I'm still not sure if this was an attempt to dramatise real historical memories, perhaps someone can fill me in. It struck me as odd that the events depicted were set in 1986 when Guatemala was already a democracy of sorts under Vinicio Cerezo.
The model for this situation would seem to me to be the Ixcán massacres of 1982, so admirably reported by Ricardo Falla. This pitiless scorched earth campaign is usually attributed to Ríos Montt, I suppose because people both inside and outside the country feel the need to pin the blame on a Pinochet-equivalent, but the reality is that it started before his coup and experienced a rather interesting hiatus immediately after it.
Anyway, this isn't as bad a movie as I suspected it might be when it kicked off. With so many non and semi-professional actors and a shamefully idealised view of the guerrillas (whose jungle fatigues are annoyingly perma-clean) I had my doubts, but the scriptwriters ended up constructing a situation that was both tense and moving.

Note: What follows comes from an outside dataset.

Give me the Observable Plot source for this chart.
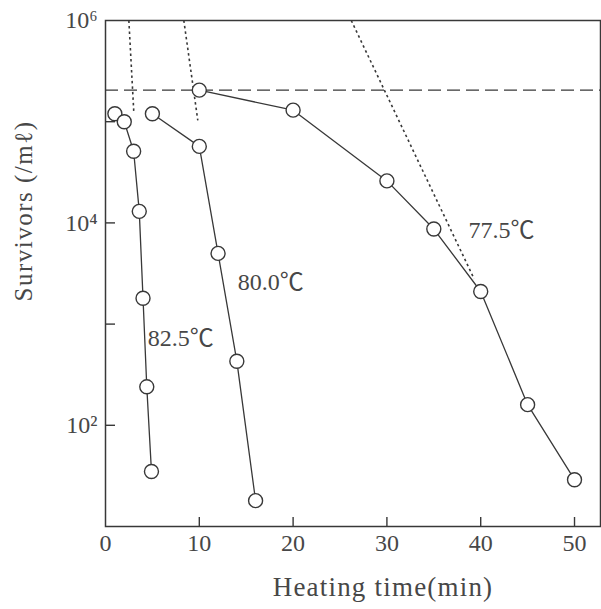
<!DOCTYPE html>
<html><head><meta charset="utf-8">
<script src="https://cdn.jsdelivr.net/npm/d3@7"></script>
<script src="https://cdn.jsdelivr.net/npm/@observablehq/plot@0.6"></script>
<style>body{margin:0;background:#fff} svg{display:block}</style>
</head><body><div id="chart"></div>
<script>
// Survivor curves (survivors per mL vs heating time, min)
const time825 = [1, 2, 3, 3.6, 4, 4.4, 4.9];
const surv825 = [1.2e5, 1.0e5, 5.1e4, 1.3e4, 1.8e3, 240, 35];
const time800 = [5, 10, 12, 14, 16];
const surv800 = [1.2e5, 5.7e4, 5e3, 430, 18];
const time775 = [10, 20, 30, 35, 40, 45, 50];
const surv775 = [2.05e5, 1.3e5, 2.6e4, 8.7e3, 2.1e3, 160, 29];
const initialCount = 2.05e5;
// extrapolated (dotted) lines: start and end points
const dotStartTime = [2.49, 8.35, 26.2];
const dotStartSurv = [1e6, 1e6, 1e6];
const dotEndTime = [3.02, 9.84, 39.3];
const dotEndSurv = [1.23e5, 1.03e5, 2.8e3];
// curve labels
const curveNames = ["82.5℃", "80.0℃", "77.5℃"];
const labelTime = [4.5, 14.1, 38.7];
const labelSurv = [730, 2.6e3, 8.5e3];
// axes
const xTickLabels = [0, 10, 20, 30, 40, 50];
const xTickMarks = [10, 20, 30, 40, 50];
const yTickLabels = [1e2, 1e4, 1e6];
const yTickMarks = [1e2, 1e3, 1e4, 1e5];
const supDigits = {"2": "²", "4": "⁴", "6": "⁶"};
const xTitle = "Heating time(min)";
const yTitle = "Survivors (/mℓ)";

const toRows = (ts, ss) => ts.map((t, i) => ({t, s: ss[i]}));
const d825 = toRows(time825, surv825);
const d800 = toRows(time800, surv800);
const d775 = toRows(time775, surv775);
const dotted = dotStartTime.map((t, i) => ({x1: t, y1: dotStartSurv[i], x2: dotEndTime[i], y2: dotEndSurv[i]}));
const labels = curveNames.map((n, i) => ({n, t: labelTime[i], s: labelSurv[i]}));

const ink = "#383838";
const textInk = "#474747";
const lineStyle = {x: "t", y: "s", stroke: ink, strokeWidth: 1.3};
const dotStyle = {x: "t", y: "s", r: 7, fill: "white", stroke: ink, strokeWidth: 1.4};

const chart = Plot.plot({
  width: 601, height: 609,
  marginLeft: 105, marginRight: 1, marginTop: 20, marginBottom: 83,
  style: {fontFamily: "'Liberation Serif', 'Noto Sans CJK JP', 'DejaVu Serif', serif", fontSize: "24px", color: textInk, background: "white"},
  x: {domain: [0, 52.77], label: null},
  y: {type: "log", domain: [10, 1e6], label: null},
  marks: [
    Plot.ruleY([initialCount], {stroke: ink, strokeWidth: 1.3, strokeDasharray: "13,6"}),
    Plot.link(dotted, {x1: "x1", y1: "y1", x2: "x2", y2: "y2", stroke: ink, strokeWidth: 1.6, strokeDasharray: "2.5,3"}),
    Plot.line(d825, lineStyle),
    Plot.line(d800, lineStyle),
    Plot.line(d775, lineStyle),
    Plot.dot(d825, dotStyle),
    Plot.dot(d800, dotStyle),
    Plot.dot(d775, dotStyle),
    Plot.text(labels, {x: "t", y: "s", text: "n", textAnchor: "start", fontSize: 24, fill: textInk}),
    Plot.axisX({ticks: xTickMarks, tickSize: -9, tickFormat: () => "", label: null, stroke: ink, strokeWidth: 1.4}),
    Plot.axisX({ticks: xTickLabels, tickSize: 0, tickPadding: 7, tickFormat: d => String(d), label: null}),
    Plot.axisY({ticks: yTickMarks, tickSize: -10, tickFormat: () => "", label: null, stroke: ink, strokeWidth: 1.4}),
    Plot.axisY({ticks: yTickLabels, tickSize: 0, tickPadding: 8, label: null,
      tickFormat: d => "10" + supDigits[String(Math.round(Math.log10(d)))]}),
    Plot.frame({stroke: ink, strokeWidth: 1.5}),
    Plot.text([xTitle], {frameAnchor: "bottom", dx: 30, dy: 69, fontSize: 27, fill: textInk}),
    Plot.text([yTitle], {frameAnchor: "left", dx: -82, dy: 28, rotate: -90, fontSize: 25, fill: textInk})
  ]
});
d3.select(chart).selectAll("text").filter(function() { return this.textContent === xTitle; }).attr("letter-spacing", "1.2px");
d3.select(chart).selectAll("text").filter(function() { return this.textContent === yTitle; }).attr("letter-spacing", "1.5px");
document.getElementById("chart").appendChild(chart);
</script>
</body></html>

They achieved this by representing the enemy, the Kaibiles, as an elementally unpleasant force, and by skillfully handling the dissent within both the Mayan village community and the supposedly tight-knit group of seven revolutionaries.
But as a fictional (?) statement it falls short of say The Magnificent Seven, because the destinies of those that elect to stay and fight for the 'innocent' villagers are resolved rather unsatisfactorily. Still, given that Rafael Rosal's (and Casa Comal's) film seemed to have a smaller budget than the poblado in question it is a more than valiant effort to represent the horror of this period in Guatemalan history. And it ended up moving me to tears.
Giacomo Buonafina, who plays Comandante Camilo, was the sound engineer for both this movie and Looking for Palladin, the American independent production shot in La Antigua earlier this year.